Open Champion or not Henri sees his goal as being World Champion within the next two years. That is in his plan. In much the way that he meticulously plans each rally, Henri has also mapped out his rallying career. He has already given himself ten years to the sport, and at the end of this period will consider his future. “I’ve noticed that there is no age to be good in rallying, but maybe after ten years I will be fed up. There again if I still feel interested and am fast enough maybe I will continue.”
But what of the immediate future? “My paper says that next year I should have a full contract, but it seems in this rally sport there are still some rules that the old experienced drivers will have the first chance. But I think I have now done quite a good job, and I really want to see the long rallies. It was 1980 when I made my first big win, and I thought it would take four years from then if everything goes right. My paper says I will be World Champion in 1983 or 1984, and also I will be in a good team, not aa a first driver but also not a second driver.”

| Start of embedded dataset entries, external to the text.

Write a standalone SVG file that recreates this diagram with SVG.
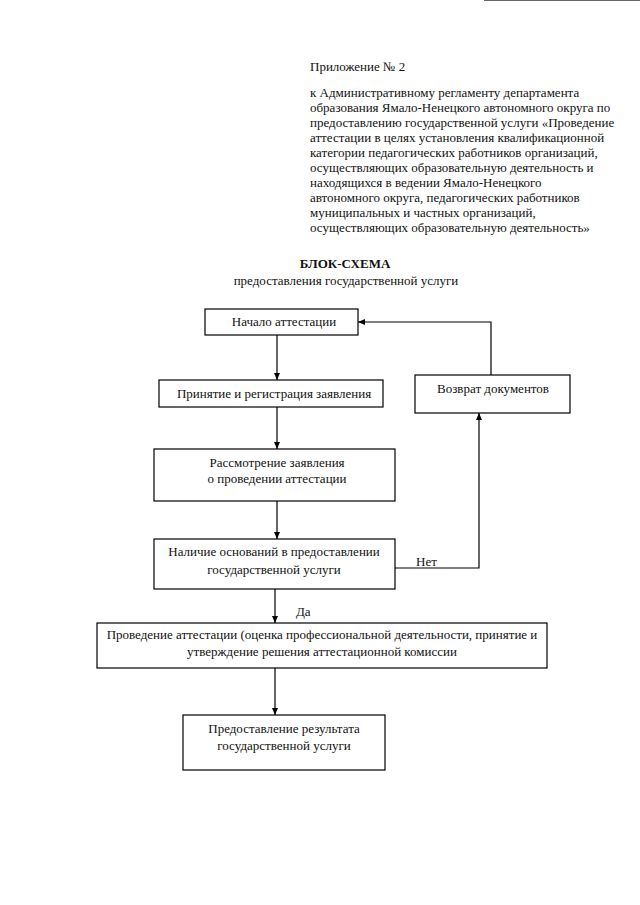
<svg xmlns="http://www.w3.org/2000/svg" width="640" height="905" viewBox="0 0 640 905">
<defs>
<marker id="ah" markerWidth="8" markerHeight="8" refX="7" refY="4" orient="auto" markerUnits="userSpaceOnUse">
<path d="M0,1 L7,4 L0,7 Z" fill="#000"/>
</marker>
<style>
text{font-family:"Liberation Serif","Times New Roman",serif;font-size:13px;fill:#111}
.b{font-weight:bold}
.c{text-anchor:middle}
rect{fill:#fff;stroke:#000;stroke-width:1.2}
.e{fill:none;stroke:#000;stroke-width:1.2}
</style>
</defs>
<rect x="0" y="0" width="640" height="905" style="stroke:none;fill:#fff"/>
<line x1="484" y1="0.5" x2="640" y2="0.5" stroke="#666" stroke-width="1"/>
<g id="header">
<text x="310" y="71">Приложение № 2</text>
<text x="310" y="97">к Административному регламенту департамента</text>
<text x="310" y="112">образования Ямало-Ненецкого автономного округа по</text>
<text x="310" y="127">предоставлению государственной услуги «Проведение</text>
<text x="310" y="142">аттестации в целях установления квалификационной</text>
<text x="310" y="157">категории педагогических работников организаций,</text>
<text x="310" y="172">осуществляющих образовательную деятельность и</text>
<text x="310" y="187">находящихся в ведении Ямало-Ненецкого</text>
<text x="310" y="202">автономного округа, педагогических работников</text>
<text x="310" y="217">муниципальных и частных организаций,</text>
<text x="310" y="232">осуществляющих образовательную деятельность»</text>
</g>
<g id="title">
<text class="b c" x="345" y="268">БЛОК-СХЕМА</text>
<text class="c" x="346" y="285">предоставления государственной услуги</text>
</g>
<g id="connectors">
<path class="e" d="M277,335 V380" marker-end="url(#ah)"/>
<path class="e" d="M277,407 V449" marker-end="url(#ah)"/>
<path class="e" d="M277,501 V539" marker-end="url(#ah)"/>
<path class="e" d="M275,589 V623" marker-end="url(#ah)"/>
<path class="e" d="M275,668 V715" marker-end="url(#ah)"/>
<path class="e" d="M395,568 H479 V413" marker-end="url(#ah)"/>
<path class="e" d="M491,375 V322 H358" marker-end="url(#ah)"/>
<text x="416" y="566">Нет</text>
<text x="296" y="616">Да</text>
</g>
<g id="n1">
<rect x="205" y="309" width="153" height="26"/>
<text class="c" x="284" y="326">Начало аттестации</text>
</g>
<g id="n2">
<rect x="159" y="380" width="224" height="27"/>
<text class="c" x="274" y="398">Принятие и регистрация заявления</text>
</g>
<g id="n3">
<rect x="415" y="375" width="155" height="38"/>
<text class="c" x="493" y="393">Возврат документов</text>
</g>
<g id="n4">
<rect x="154" y="449" width="241" height="52"/>
<text class="c" x="277" y="467">Рассмотрение заявления</text>
<text class="c" x="277" y="483">о проведении аттестации</text>
</g>
<g id="n5">
<rect x="154" y="539" width="241" height="50"/>
<text class="c" x="274" y="556">Наличие оснований в предоставлении</text>
<text class="c" x="274" y="574">государственной услуги</text>
</g>
<g id="n6">
<rect x="97" y="623" width="450" height="45"/>
<text class="c" x="322" y="639">Проведение аттестации (оценка профессиональной деятельности, принятие и</text>
<text class="c" x="322" y="656">утверждение решения аттестационной комиссии</text>
</g>
<g id="n7">
<rect x="183" y="715" width="202" height="55"/>
<text class="c" x="284" y="733">Предоставление результата</text>
<text class="c" x="284" y="750">государственной услуги</text>
</g>
</svg>
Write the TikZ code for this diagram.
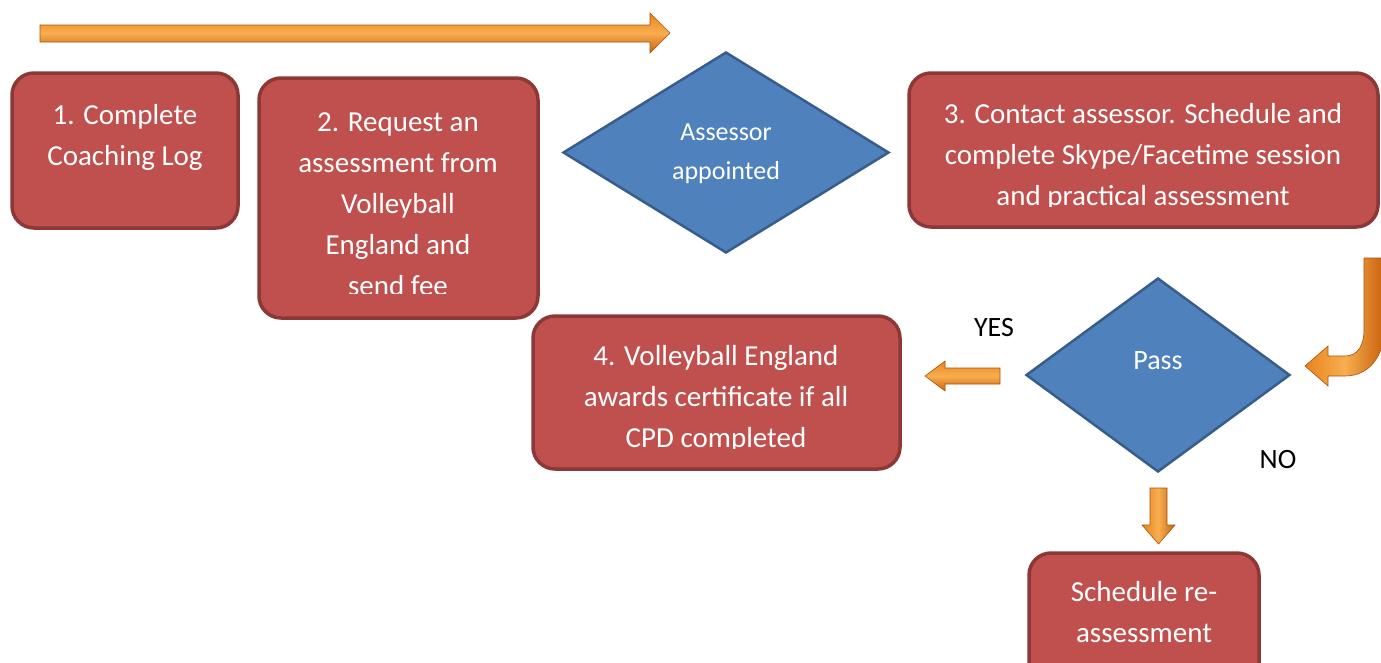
\documentclass[tikz,border=0pt]{standalone}
\usepackage{fontspec}
\setmainfont{Carlito}
\usetikzlibrary{shapes.geometric}
\definecolor{boxred}{HTML}{C0504D}
\definecolor{boxedge}{HTML}{8C3836}
\definecolor{diablue}{HTML}{4F81BD}
\definecolor{diaedge}{HTML}{385D8A}
\definecolor{orA}{HTML}{E8841E}
\definecolor{orB}{HTML}{F8AE50}
\definecolor{orC}{HTML}{C9610D}
\tikzset{
  stepbox/.style={draw=boxedge, line width=3.5pt, fill=boxred, rounded corners=22pt, inner sep=0pt},
  boxtext/.style={text=white, align=center, font=\fontsize{29}{41}\selectfont, inner sep=0pt},
  decision/.style={diamond, draw=diaedge, line width=2.5pt, fill=diablue, inner sep=0pt},
  lbl/.style={text=black, font=\fontsize{28}{30}\selectfont, inner sep=0pt},
  harrow/.style={draw=orC!85!black, line width=0.6pt, top color=orA, bottom color=orC, middle color=orB},
  varrow/.style={draw=orC!85!black, line width=0.6pt, left color=orA, right color=orC, middle color=orB},
}
\begin{document}
\begin{tikzpicture}[x=1pt,y=-1pt]
\useasboundingbox (0,0) rectangle (1381,662);
\clip (0,0) rectangle (1381,662);
% boxes
\node[stepbox, minimum width=226pt, minimum height=155pt] (s1) at (125,150.5) {};
\node[boxtext] (t1) at (125,137) {1. Complete\\Coaching Log};
\node[stepbox, minimum width=279pt, minimum height=240pt] (s2) at (398.5,198) {};
\begin{scope}
\clip (262,82) rectangle (535,293);
\node[boxtext] (t2) at (398,204) {2. Request an\\assessment from\\Volleyball\\England and\\send fee};
\end{scope}
\node[decision, minimum width=326pt, minimum height=201pt] (d1) at (726,152.5) {};
\node[text=white, align=center, font=\fontsize{26}{39}\selectfont, inner sep=0pt] (t3) at (726,154) {Assessor\\appointed};
\node[stepbox, minimum width=469pt, minimum height=154pt] (s3) at (1143.5,150) {};
\begin{scope}
\clip (912,76) rectangle (1375,206);
\node[boxtext] (t4) at (1143,157) {3. Contact assessor. Schedule and\\complete Skype/Facetime session\\and practical assessment};
\end{scope}
\node[decision, minimum width=264pt, minimum height=194pt] (d2) at (1158,375) {};
\node[text=white, font=\fontsize{28}{30}\selectfont, inner sep=0pt] (t5) at (1158,361) {Pass};
\node[stepbox, minimum width=367pt, minimum height=153pt] (s4) at (716.5,392.5) {};
\begin{scope}
\clip (536,319) rectangle (897,448);
\node[boxtext] (t6) at (716,399) {4. Volleyball England\\awards certificate if all\\CPD completed};
\end{scope}
\node[stepbox, minimum width=230pt, minimum height=150pt] (s5) at (1144,628) {};
\node[boxtext] (t7) at (1144,612) {Schedule re-\\assessment};
\node[lbl] (yes) at (994,328) {YES};
\node[lbl] (no) at (1278,460) {NO};
% top arrow
\draw[harrow] (40,25) -- (650,25) -- (650,13) -- (670,33) -- (650,53) -- (650,42) -- (40,42) -- cycle;
% left arrow (Pass -> YES -> box 4)
\draw[harrow] (1000,368) -- (945,368) -- (945,361) -- (925,376) -- (945,391) -- (945,384) -- (1000,384) -- cycle;
% down arrow (Pass -> NO -> re-assessment)
\draw[varrow] (1150,488) -- (1167,488) -- (1167,525) -- (1175,525) -- (1158.5,544) -- (1142,525) -- (1150,525) -- cycle;
% curved arrow (box 3 -> Pass)
\draw[varrow] (1384,258) -- (1384,330) .. controls (1384,355) and (1370,376) .. (1345,376)
  -- (1328,376) -- (1328,386) -- (1305,366) -- (1328,346) -- (1328,356) -- (1345,356)
  .. controls (1358,356) and (1364,345) .. (1364,330) -- (1364,258) -- cycle;
\end{tikzpicture}
\end{document}
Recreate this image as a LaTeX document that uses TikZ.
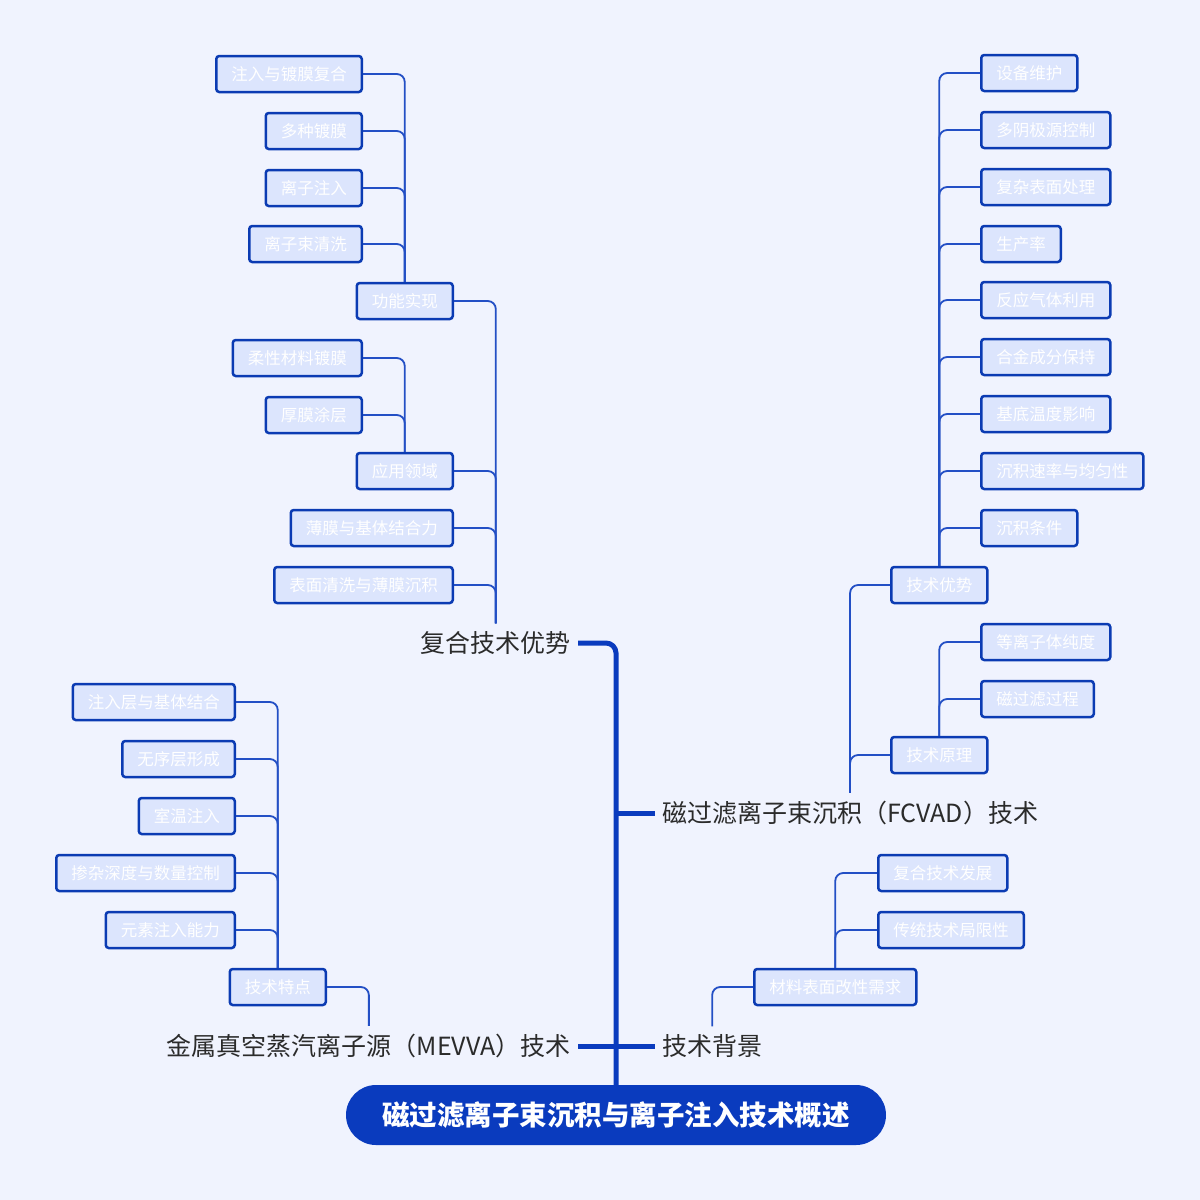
\documentclass[tikz,border=0pt]{standalone}
\usepackage{fontspec}
\setmainfont{Noto Sans CJK SC}
\definecolor{bg}{HTML}{F0F3FE}
\definecolor{mainc}{HTML}{0A3BBE}
\definecolor{leaffill}{HTML}{DCE5FD}
\definecolor{leafdraw}{HTML}{0B3BB3}
\definecolor{lblc}{HTML}{2B2B2B}
\tikzset{
  leaf/.style={draw=leafdraw, fill=leaffill, line width=2.5pt, rounded corners=3pt, text=white,
    font=\fontsize{16.5}{18}\selectfont, inner xsep=15pt, inner ysep=0pt, minimum height=36pt},
  lbl/.style={text=lblc, font=\fontsize{25}{27}\selectfont, inner xsep=7pt, inner ysep=8pt},
  rootbox/.style={fill=mainc, rounded corners=30pt, minimum width=540pt, minimum height=60pt,
    text=white, font=\bfseries\fontsize{27.5}{30}\selectfont},
  trunk/.style={draw=mainc, line width=5pt, rounded corners=10pt},
  twig/.style={draw=mainc!90!white, line width=1.8pt, rounded corners=8pt}
}
\begin{document}
\begin{tikzpicture}[x=1pt,y=-1pt]
\fill[bg] (0,0) rectangle (1200,1200);
\useasboundingbox (0,0) rectangle (1200,1200);

% root
\node[rootbox] (root) at (616,1115) {磁过滤离子束沉积与离子注入技术概述};

% level 1
\node[lbl, anchor=east] (fh) at (578,643) {复合技术优势};
\node[lbl, anchor=west] (fc) at (655,813) {磁过滤离子束沉积（FCVAD）技术};
\node[lbl, anchor=east] (mv) at (578,1046) {金属真空蒸汽离子源（MEVVA）技术};
\node[lbl, anchor=west] (bj) at (655,1046) {技术背景};

% trunk
\draw[trunk] (root.north) |- (fh.east);
\draw[trunk] (root.north |- fc.west) -- (fc.west);
\draw[trunk] (mv.east) -- (bj.west);

% 复合技术优势 subtree
\node[leaf, anchor=east] (gn) at (454,301) {功能实现};
\node[leaf, anchor=east] (yy) at (454,471) {应用领域};
\node[leaf, anchor=east] (bm) at (454,528) {薄膜与基体结合力};
\node[leaf, anchor=east] (bq) at (454,585) {表面清洗与薄膜沉积};
\node[leaf, anchor=east] (zr) at (363,74) {注入与镀膜复合};
\node[leaf, anchor=east] (dz) at (363,131) {多种镀膜};
\node[leaf, anchor=east] (lz) at (363,188) {离子注入};
\node[leaf, anchor=east] (lq) at (363,244) {离子束清洗};
\node[leaf, anchor=east] (rx) at (363,358) {柔性材料镀膜};
\node[leaf, anchor=east] (hm) at (363,415) {厚膜涂层};
\foreach \c in {gn,yy,bm,bq} \draw[twig] (fh.north) |- (\c.east);
\foreach \c in {zr,dz,lz,lq} \draw[twig] (gn.north) |- (\c.east);
\foreach \c in {rx,hm} \draw[twig] (yy.north) |- (\c.east);

% FCVAD subtree
\node[leaf, anchor=west] (ys) at (890,585) {技术优势};
\node[leaf, anchor=west] (yl) at (890,755) {技术原理};
\node[leaf, anchor=west] (a1) at (980,73) {设备维护};
\node[leaf, anchor=west] (a2) at (980,130) {多阴极源控制};
\node[leaf, anchor=west] (a3) at (980,187) {复杂表面处理};
\node[leaf, anchor=west] (a4) at (980,244) {生产率};
\node[leaf, anchor=west] (a5) at (980,300) {反应气体利用};
\node[leaf, anchor=west] (a6) at (980,357) {合金成分保持};
\node[leaf, anchor=west] (a7) at (980,414) {基底温度影响};
\node[leaf, anchor=west] (a8) at (980,471) {沉积速率与均匀性};
\node[leaf, anchor=west] (a9) at (980,528) {沉积条件};
\node[leaf, anchor=west] (b1) at (980,642) {等离子体纯度};
\node[leaf, anchor=west] (b2) at (980,699) {磁过滤过程};
\foreach \c in {ys,yl} \draw[twig] (fc.north) |- (\c.west);
\foreach \c in {a1,a2,a3,a4,a5,a6,a7,a8,a9} \draw[twig] (ys.north) |- (\c.west);
\foreach \c in {b1,b2} \draw[twig] (yl.north) |- (\c.west);

% MEVVA subtree
\node[leaf, anchor=east] (td) at (327,987) {技术特点};
\node[leaf, anchor=east] (c1) at (236,702) {注入层与基体结合};
\node[leaf, anchor=east] (c2) at (236,759) {无序层形成};
\node[leaf, anchor=east] (c3) at (236,816) {室温注入};
\node[leaf, anchor=east] (c4) at (236,873) {掺杂深度与数量控制};
\node[leaf, anchor=east] (c5) at (236,930) {元素注入能力};
\draw[twig] (mv.north) |- (td.east);
\foreach \c in {c1,c2,c3,c4,c5} \draw[twig] (td.north) |- (\c.east);

% 技术背景 subtree
\node[leaf, anchor=west] (xq) at (753,987) {材料表面改性需求};
\node[leaf, anchor=west] (d1) at (877,873) {复合技术发展};
\node[leaf, anchor=west] (d2) at (877,930) {传统技术局限性};
\draw[twig] (bj.north) |- (xq.west);
\foreach \c in {d1,d2} \draw[twig] (xq.north) |- (\c.west);
\end{tikzpicture}
\end{document}
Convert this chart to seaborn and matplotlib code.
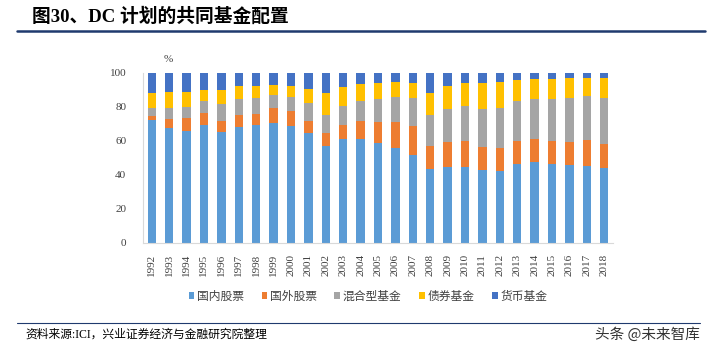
import numpy as np
import pandas as pd
import matplotlib
matplotlib.use("Agg")
import matplotlib.pyplot as plt
from matplotlib.lines import Line2D
from matplotlib.patches import Patch
import seaborn as sns

# ---------------------------
# Data (%)
# ---------------------------
years = [str(y) for y in range(1992, 2019)]
domestic = [72.1, 67.8, 65.8, 69.3, 65.2, 68.0, 69.2, 70.3, 68.8, 64.3, 57.2, 61.0, 61.0, 58.6,
            55.9, 51.8, 43.7, 44.5, 44.9, 43.1, 42.4, 46.5, 47.5, 46.5, 45.7, 45.3, 44.3]
foreign = [2.7, 5.1, 7.8, 6.9, 6.7, 7.2, 6.6, 8.8, 8.8, 7.6, 7.6, 8.3, 10.7, 12.5,
           15.2, 17.0, 13.3, 14.9, 14.9, 13.2, 13.1, 13.5, 13.4, 13.5, 13.9, 15.3, 14.1]
hybrid = [4.3, 6.6, 6.3, 7.2, 9.8, 9.4, 9.4, 7.8, 8.3, 10.2, 10.4, 11.4, 11.7, 13.5,
          14.7, 16.4, 18.2, 19.5, 20.9, 22.2, 23.6, 23.6, 23.5, 24.8, 25.8, 25.9, 26.8]
bond = [8.8, 9.0, 8.6, 6.5, 8.2, 7.6, 7.0, 5.9, 6.3, 8.2, 12.7, 10.7, 10.2, 9.6,
        8.9, 8.8, 13.1, 13.5, 13.5, 15.5, 15.6, 12.1, 11.9, 11.3, 11.3, 10.4, 11.5]
money = [12.1, 11.5, 11.5, 10.1, 10.1, 7.8, 7.8, 7.2, 7.8, 9.7, 12.1, 8.6, 6.4, 5.8,
         5.3, 6.0, 11.7, 7.6, 5.8, 6.0, 5.3, 4.3, 3.7, 3.9, 3.3, 3.1, 3.3]

series_names = ["国内股票", "国外股票", "混合型基金", "债券基金", "货币基金"]
colors = ["#5B9BD5", "#ED7D31", "#A5A5A5", "#FFC000", "#4472C4"]

df = pd.DataFrame({"year": years, "国内股票": domestic, "国外股票": foreign,
                   "混合型基金": hybrid, "债券基金": bond, "货币基金": money})
cum = df[series_names].cumsum(axis=1)

# ---------------------------
# Figure
# ---------------------------
sns.set_theme(style="white")
plt.rcParams["font.family"] = ["Liberation Serif", "Noto Sans CJK SC", "DejaVu Sans"]

fig = plt.figure(figsize=(7.1, 3.56), dpi=100)
ax = fig.add_axes([143 / 710, 1 - 243 / 356, 470 / 710, (243 - 72.7) / 356])

# stacked bars: draw cumulative totals from the top layer down
for name, col in reversed(list(zip(series_names, colors))):
    sns.barplot(x=df["year"], y=cum[name], color=col, width=0.48, linewidth=0,
                saturation=1, ax=ax)

ax.set_ylim(0, 100)
ax.set_xlim(-0.5, len(years) - 0.5)
ax.set_yticks([0, 20, 40, 60, 80, 100])
ax.set_xlabel("")
ax.set_ylabel("")
ax.tick_params(axis="y", labelsize=8, pad=12, length=0, colors="#404040")
ax.tick_params(axis="x", labelsize=8, pad=8, length=0, rotation=90, colors="#404040")
for s in ["top", "right"]:
    ax.spines[s].set_visible(False)
for s in ["left", "bottom"]:
    ax.spines[s].set_color("#D9D9D9")
    ax.spines[s].set_linewidth(0.8)

fig.text(168 / 710, 1 - 59 / 356, "%", fontsize=8, ha="center", va="center", color="#404040")

# legend
handles = [Patch(facecolor=c, edgecolor="none") for c in colors]
fig.legend(handles, series_names, loc="center", bbox_to_anchor=(368 / 710, 1 - 297 / 356),
           ncol=5, frameon=False, fontsize=8.5, handlelength=0.5, handleheight=0.5,
           handletextpad=0.2, columnspacing=1.5, labelcolor="#404040")

# title and header line
fig.text(32 / 710, 1 - 17 / 356, "图30、DC 计划的共同基金配置", fontsize=13.5, fontweight="bold",
         ha="left", va="center", color="#000000")
fig.add_artist(Line2D([17 / 710, 705 / 710], [1 - 31 / 356, 1 - 31 / 356],
                      color="#1F3A6E", linewidth=1.8))

# footer
fig.add_artist(Line2D([17 / 710, 700 / 710], [1 - 323 / 356, 1 - 323 / 356],
                      color="#1F3A6E", linewidth=0.8))
fig.text(25 / 710, 1 - 335 / 356, "资料来源:ICI，兴业证券经济与金融研究院整理", fontsize=8.5,
         ha="left", va="center", color="#000000")
fig.text(700 / 710, 1 - 335 / 356, "头条 @未来智库", fontsize=10.5, ha="right", va="center",
         color="#333333", family=["Noto Sans CJK SC", "DejaVu Sans"])

fig.savefig("out.png", dpi=100)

Past experience has shown that Henri Toivonen has the intelligence and the ability to get exactly what he wants. Many would suggest that he had a head start due to his father, but Henri has shown that help or not his natural ability would have shone through sooner or later. Racing’s loss is rallying’s gain, but for Henri there will always be that nagging doubt as to how far he could have progressed in single-seaters. He sampled a Formula 1 March 821 recently, and despite the test being carried out at a rainy Silverstone the young Finn was undaunted and returned a respectable lap time. Now he would like to race a current Formula 3 car. It is an ambition which he may well achieve, but it is a desire not only born out of his self confessed Iove of speed.
“I found with karting the enjoyment was that you were on your own. It was good for me to make my own decisions out on the track. There’s no one to disturb you, no one to read pace notes! You can change something on a single seater, and can find an immediate improvement. In rallying you might spend half a day without finding such an advantage. Yes, I’d still like to do some more racing, for sure.” — M.R.G.